Depuis la capitale du Tigré, Mekele, Solomon Hagos suit avec inquiétude l’escalade des tensions dans la région. « Les gens sont terrifiés à l’idée que si un nouveau conflit éclate, il soit encore plus dévastateur que le précédent », confie-t-il. Ces derniers jours, un vent de panique souffle sur le Tigré, avec des retraits massifs d’argent et des stocks de nourriture constitués à la hâte. Les habitants redoutent la reprise de la guerre, deux ans et demi après la fin d’un conflit sanglant qui a fait plus de 600 000 morts.
La situation s’est aggravée à la suite de tensions internes au sein du Front de libération du peuple du Tigré (TPLF), qui gouverne la région. Un différend majeur oppose le chef du TPLF, Debretsion Gebremichael, à un haut responsable du parti, Getachew Reda, à propos des retards dans la mise en œuvre de l’accord de paix signé à Pretoria en 2022. Ces tensions ont ravivé la peur d’un retour à la guerre.
« Les gens se ruent dans les banques pour effectuer des retraits de peur qu’ils ne soient bientôt suspendus », explique Solomon Hagos. En janvier, il a pu retirer une grande partie de ses économies pour préparer l’éventualité d’une nouvelle crise. L’inflation galopante contribue à la panique générale.

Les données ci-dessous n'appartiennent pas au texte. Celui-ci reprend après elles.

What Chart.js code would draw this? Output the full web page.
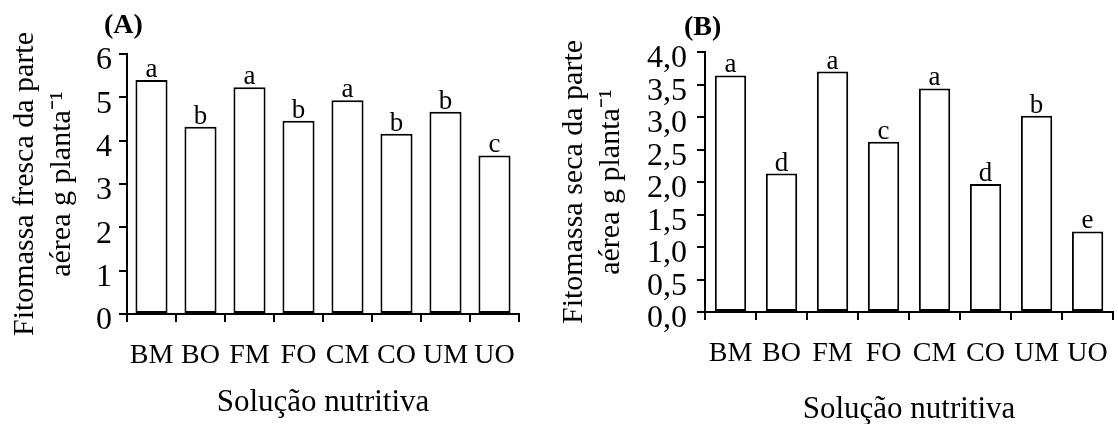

Dans la ville d’Aksoum, Zenawi Asegdom, un père de famille, a pu retirer 7 000 birrs (environ 50 euros) pour faire des provisions. « Nous avons peur de l’inconnu », déclare-t-il, inquiet des conséquences d’une guerre potentielle.
La population du Tigré, qui compte environ six millions d’habitants, se sent prise au piège des luttes de pouvoir entre deux factions rivales du TPLF. Cette situation, combinée à un regain de tensions avec l’Érythrée voisine, fait craindre une nouvelle guerre dans une région déjà dévastée par le conflit de 2020-2022. Ce dernier avait opposé les forces fédérales éthiopiennes, soutenues par l’armée érythréenne et des milices locales, aux rebelles tigréens, causant des centaines de milliers de morts et des millions de déplacés.
Dans la ville d’Adigrat, deuxième plus grande du Tigré, des hommes armés proches de Debretsion Gebremichael ont pris le contrôle de la municipalité, évinçant l’administrateur intérimaire nommé par le gouvernement fédéral. À Adi-Gudem, une autre ville, la situation est également tendue. Mercredi soir, la prise du contrôle par cette faction a fait plusieurs blessés lors de tentatives des forces armées de s’emparer d’un bâtiment gouvernemental.
Les tensions entre les factions rivales du TPLF ont commencé à s’intensifier depuis octobre 2023, lorsque Getachew Reda, ancien chef du gouvernement intérimaire, a été exclu du parti par Debretsion Gebremichael, déclenchant un conflit interne au sein du TPLF. En réponse, Reda a suspendu plusieurs commandants militaires qu’il accuse de soutenir la faction de Gebremichael.
Le gouvernement intérimaire du Tigré a demandé une intervention urgente des autorités fédérales pour éviter que la situation ne dégénère. Dans un communiqué, Getachew Reda a mis en garde contre les risques d’une nouvelle guerre civile et a appelé la communauté internationale, qui a joué un rôle clé dans l’accord de paix de Pretoria, à surveiller de près l’évolution de la situation.
Les tensions avec l’Érythrée, exacerbées par la guerre du Tigré, contribuent également à la montée des inquiétudes. Fin février, Asmara a accusé l’Éthiopie de mener une « campagne intense de dénigrement », ravivant les tensions entre les deux pays. De plus, des informations font état de convois d’armes se dirigeant vers le nord de l’Afar, région éthiopienne proche de la frontière avec l’Érythrée, augmentant encore la crainte d’une confrontation.
« Notre population est épuisée, notre économie est dévastée. Une guerre dans ces conditions est intenable », déclare Solomon Hagos, soulignant l’impossibilité de supporter un autre conflit alors que la région est déjà en ruine. En effet, le Tigré continue de faire face à des défis humanitaires énormes, avec des pénuries alimentaires sévères et une économie en déclin, exacerbée par les sanctions et les ruptures d’approvisionnement.
Le Tigré appelle donc à l’aide, espérant une intervention internationale pour éviter une nouvelle catastrophe. Le gouvernement intérimaire souligne la nécessité d’une surveillance accrue de la part des garants de l’accord de paix de Pretoria, notamment l’Union africaine et les Nations Unies, pour empêcher l’effritement total de l’accord et l’éclatement d’un nouveau conflit dévastateur dans la région.